Records shown –
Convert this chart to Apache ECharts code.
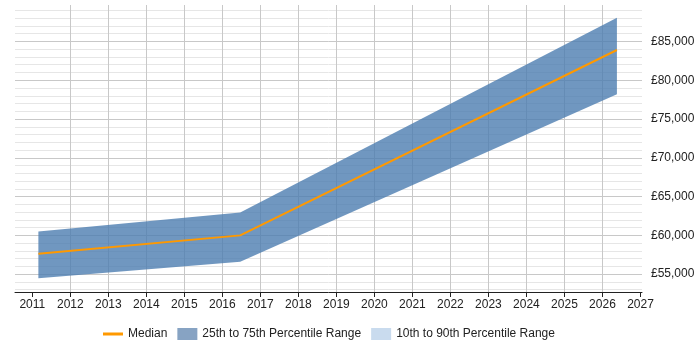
<!DOCTYPE html>
<html>
<head>
<meta charset="utf-8">
<script src="https://cdn.jsdelivr.net/npm/echarts@6/dist/echarts.min.js"></script>
<style>
  html, body { margin: 0; padding: 0; background: #fff; }
  #chart { width: 700px; height: 350px; }
</style>
</head>
<body>
<div id="chart"></div>
<script>
// data (x = fractional year)
const years = [2011.16, 2016.47, 2026.38];
const median = [57640, 60000, 83900];
const p25 = [54460, 56610, 78200];
const p75 = [60510, 62960, 88060];

const xTicks = [2011, 2012, 2013, 2014, 2015, 2016, 2017, 2018, 2019, 2020, 2021, 2022, 2023, 2024, 2025, 2026, 2027];
const yTicks = [55000, 60000, 65000, 70000, 75000, 80000, 85000];

const FONT = '"Liberation Sans", Arial, sans-serif';
const TXT = '#222';

const chart = echarts.init(document.getElementById('chart'));

const bandRows = years.map((y, i) => [y, p25[i], p75[i]]);
const medPts = years.map((y, i) => [y, median[i]]);

// band polygon: upper edge forwards, lower edge back
function renderBand(params, api) {
  if (params.dataIndex !== 0) return null;
  const upper = bandRows.map(r => api.coord([r[0], r[2]]));
  const lower = bandRows.map(r => api.coord([r[0], r[1]])).reverse();
  return {
    type: 'polygon',
    shape: { points: upper.concat(lower) },
    style: { fill: '#4c7db0', opacity: 0.8 }
  };
}

chart.setOption({
  animation: false,
  grid: { left: 15, right: 58, top: 5, bottom: 58, containLabel: false },
  legend: {
    left: 103, top: 328, padding: 0, itemGap: 10,
    itemWidth: 20, itemHeight: 12,
    textStyle: { color: TXT, fontSize: 12, fontFamily: FONT },
    data: [
      { name: 'Median', icon: 'path://M0 0H20V3H0Z', itemStyle: { color: '#ff9900' } },
      { name: '25th to 75th Percentile Range', icon: 'rect', itemStyle: { color: '#87a3c3' } },
      { name: '10th to 90th Percentile Range', icon: 'rect', itemStyle: { color: '#c9dbee' } }
    ]
  },
  xAxis: {
    type: 'value',
    min: 2010.545, max: 2027.04,
    splitNumber: 16,
    axisLine: { lineStyle: { color: TXT, width: 1 } },
    axisTick: { length: 5, customValues: xTicks, lineStyle: { color: TXT } },
    axisLabel: {
      customValues: xTicks, margin: 7,
      color: TXT, fontSize: 12, fontFamily: FONT,
      formatter: v => String(v)
    },
    splitLine: { show: true, showMinLine: false, showMaxLine: false, lineStyle: { color: '#c8c8c8' } }
  },
  yAxis: [
    {
      type: 'value', position: 'right',
      min: 52700, max: 89700, splitNumber: 7,
      axisLine: { show: false }, axisTick: { show: false },
      axisLabel: {
        customValues: yTicks, margin: 9,
        color: TXT, fontSize: 12, fontFamily: FONT,
        formatter: v => '£' + v.toLocaleString('en-GB')
      },
      splitLine: { show: true, showMinLine: false, showMaxLine: false, lineStyle: { color: '#c8c8c8' } },
      z: 1
    },
    {
      type: 'value', position: 'right',
      min: 52700, max: 89700, splitNumber: 37,
      axisLine: { show: false }, axisTick: { show: false }, axisLabel: { show: false },
      splitLine: { show: true, showMinLine: false, showMaxLine: false, lineStyle: { color: '#e6e6e6' } },
      z: 0
    }
  ],
  series: [
    {
      name: '25th to 75th Percentile Range', type: 'custom',
      renderItem: renderBand, data: bandRows,
      encode: { x: 0, y: [1, 2] }, silent: true,
      itemStyle: { color: '#87a3c3' }
    },
    {
      name: '10th to 90th Percentile Range', type: 'line', data: [], symbol: 'none'
    },
    {
      name: 'Median', type: 'line', data: medPts, symbol: 'none', z: 5,
      lineStyle: { color: '#ff9900', width: 2 }
    }
  ]
});
</script>
</body>
</html>
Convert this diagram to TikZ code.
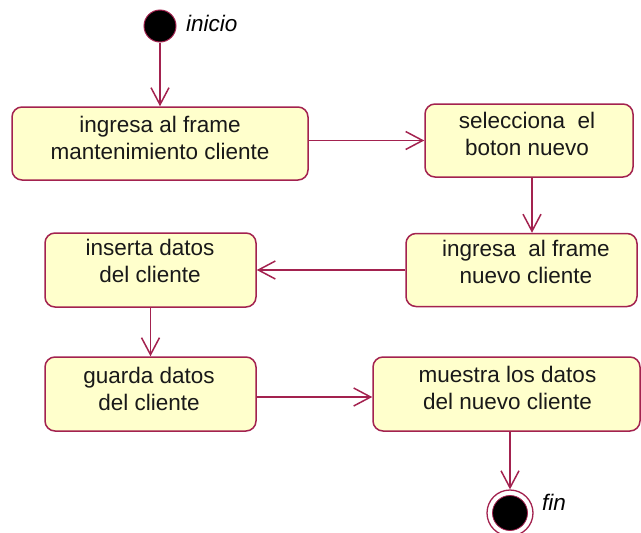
\documentclass[tikz,border=0pt]{standalone}
\usepackage{fontspec}
\setmainfont{Liberation Sans}
\usetikzlibrary{arrows.meta,calc}
\definecolor{umlred}{HTML}{A3224F}
\definecolor{umlfill}{HTML}{FFFFCC}
\begin{document}
\begin{tikzpicture}[x=1pt,y=-1pt,
  act/.style={draw=umlred, line width=1.5pt, fill=umlfill, rounded corners=10pt, inner sep=0},
  txt/.style={font=\fontsize{22.5}{27}\selectfont, align=center, text=black!90, inner sep=0},
  lbl/.style={font=\fontsize{22.5}{27}\selectfont\itshape, text=black, inner sep=0, anchor=west},
  arr/.style={draw=umlred, line width=1.5pt, -{Straight Barb[length=17pt,width=18pt]}}]
\useasboundingbox (0,0) rectangle (641,533);
% start
\node[circle, fill=black, draw=umlred, line width=1pt, minimum size=32pt, inner sep=0] (s) at (160,26) {};
\node[lbl] (ls) at (186,23) {inicio};
% boxes
\node[act, minimum width=296pt, minimum height=73pt] (b1) at (160,143.5) {};
\node[txt] (t1) at (160,137.5) {ingresa al frame\\mantenimiento cliente};
\node[act, minimum width=208pt, minimum height=73pt] (b2) at (529,140.5) {};
\node[txt] (t2) at (527,134) {selecciona~~el\\boton nuevo};
\node[act, minimum width=231pt, minimum height=73pt] (b3) at (521.5,270) {};
\node[txt] (t3) at (526,262) {ingresa~~al frame\\nuevo cliente};
\node[act, minimum width=211pt, minimum height=74pt] (b4) at (150.5,270) {};
\node[txt] (t4) at (150,261) {inserta datos\\del cliente};
\node[act, minimum width=211pt, minimum height=74pt] (b5) at (150.5,394) {};
\node[txt] (t5) at (149,388.5) {guarda datos\\del cliente};
\node[act, minimum width=267pt, minimum height=74pt] (b6) at (506.5,394) {};
\node[txt] (t6) at (507.5,387.5) {muestra los datos\\del nuevo cliente};
% end
\node[circle, draw=umlred, line width=1.3pt, fill=white, minimum size=46pt, inner sep=0] (e) at (510,513) {};
\node[circle, fill=black, draw=umlred, line width=0.8pt, minimum size=35pt, inner sep=0] (ei) at (e) {};
\node[lbl] (le) at (542,502) {fin};
% connectors
\coordinate (ax) at (532,0);
\draw[arr] (s.south) -- (b1.north);
\draw[arr] (b1.east |- b2.west) -- (b2.west);
\draw[arr] (b2.south -| ax) -- (b3.north -| ax);
\draw[arr] (b3.west) -- (b4.east);
\draw[arr] (b4.south) -- (b5.north);
\draw[arr] ([yshift=-3pt]b5.east) -- ([yshift=-3pt]b5.east -| b6.west);
\draw[arr] (b6.south -| e) -- (e.north);
\end{tikzpicture}
\end{document}
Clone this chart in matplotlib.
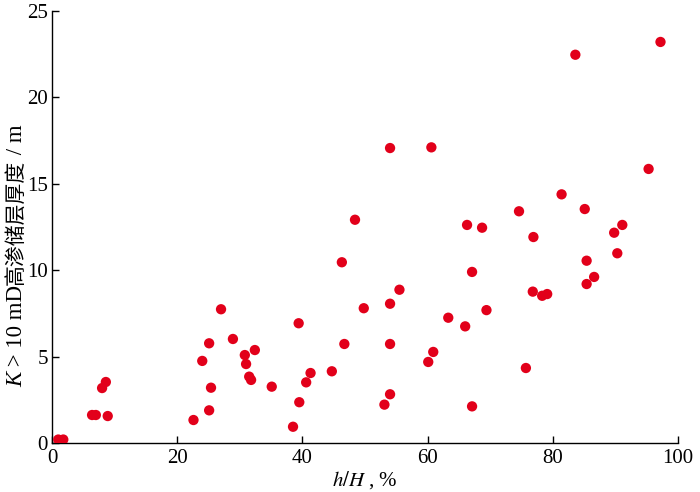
import matplotlib
matplotlib.use("Agg")
import matplotlib.pyplot as plt

plt.rcParams['font.family'] = ['Liberation Serif', 'Noto Sans CJK SC', 'DejaVu Sans']
plt.rcParams['mathtext.fontset'] = 'stix'

# h/H (%) and thickness of K>10 mD layers (m)
hH = [1.0, 1.8, 6.4, 7.0, 8.9, 8.0, 8.6, 22.6, 25.1, 25.4, 24.0, 25.1,
      27.0, 28.9, 30.8, 31.0, 31.5, 31.8, 32.4, 35.1, 38.5, 39.4, 39.5,
      40.6, 41.3, 44.7, 46.3, 46.7, 48.4, 49.8, 53.1, 54.0, 54.0, 54.0,
      54.0, 55.5, 60.1, 60.6, 60.9, 63.3, 66.0, 66.3, 67.1, 67.1, 68.7,
      69.4, 74.6, 75.7, 76.9, 76.8, 78.3, 79.1, 81.4, 83.6, 85.1, 85.4,
      85.4, 86.6, 89.8, 90.3, 91.1, 95.3, 97.2]
thick = [0.2, 0.2, 1.62, 1.62, 1.56, 3.18, 3.53, 1.33, 1.89, 3.2, 4.75, 5.77,
         7.74, 6.02, 5.09, 4.57, 3.84, 3.65, 5.38, 3.26, 0.94, 6.93, 2.36,
         3.51, 4.05, 4.15, 10.46, 5.73, 12.92, 7.8, 2.22, 17.07, 8.06, 5.73,
         2.82, 8.87, 4.69, 17.11, 5.27, 7.25, 6.75, 12.62, 9.9, 2.12, 12.46,
         7.69, 13.41, 4.34, 11.92, 8.76, 8.52, 8.62, 14.39, 22.47, 13.54, 10.55,
         9.2, 9.61, 12.17, 10.98, 12.62, 15.86, 23.21]

fig = plt.figure(figsize=(7, 4.92), dpi=100)
ax = fig.add_axes([0.0743, 0.0996, 0.8943, 0.878])

ax.scatter(hH, thick, s=55, c='#e2001a', edgecolors='none', zorder=3)

ax.set_xlim(0, 100)
ax.set_ylim(0, 25)
ax.set_xticks([0, 20, 40, 60, 80, 100])
ax.set_yticks([0, 5, 10, 15, 20, 25])

for side in ['top', 'right']:
    ax.spines[side].set_visible(False)
for side in ['left', 'bottom']:
    ax.spines[side].set_linewidth(1.0)

ax.tick_params(direction='in', length=5, width=1, labelsize=15, pad=4)
ax.tick_params(axis='y', pad=3)

ax.set_xlabel(r'$h/H$ , %', fontsize=15, labelpad=1)

# y label built from pieces (mathtext can't fall back to CJK glyphs)
pieces = [('K', dict(style='italic', family='Liberation Serif', fontsize=16.5)),
          (' > 10 mD', dict(family='Liberation Serif', fontsize=16.5)),
          ('高渗储层厚度', dict(family='Noto Sans CJK SC', fontsize=15)),
          (' / m', dict(family='Liberation Serif', fontsize=16.5))]
y = (492 - 387) / 492
xb = 22 / 700
fig.canvas.draw()
for s, kw in pieces:
    t = fig.text(xb, y, s, rotation=90, rotation_mode='anchor', ha='left',
                 va='baseline', **kw)
    bb = t.get_window_extent(renderer=fig.canvas.get_renderer())
    y += bb.height / fig.bbox.height

plt.savefig('out.png', dpi=100)
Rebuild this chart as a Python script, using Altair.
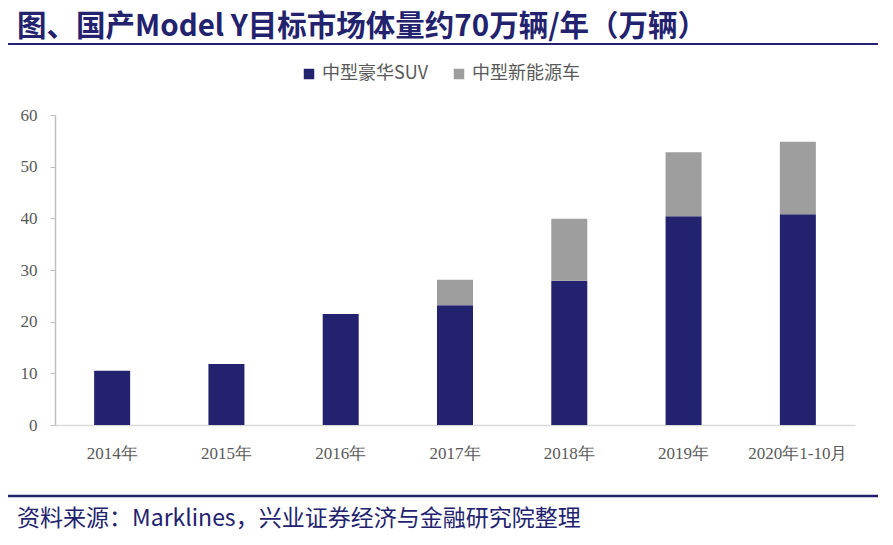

Work required – Leave the pictures aside and restate exactly the lines from the one containing "Clone this chart in matplotlib." to the one containing "plt.rcParams['mathtext.fontset'] = 'stix'", those two lines included.

Solution below –
Clone this chart in matplotlib.
import matplotlib
matplotlib.use("Agg")
import matplotlib.pyplot as plt

plt.rcParams['font.family'] = ['Liberation Serif', 'Noto Sans CJK SC', 'DejaVu Sans']
plt.rcParams['mathtext.fontset'] = 'stix'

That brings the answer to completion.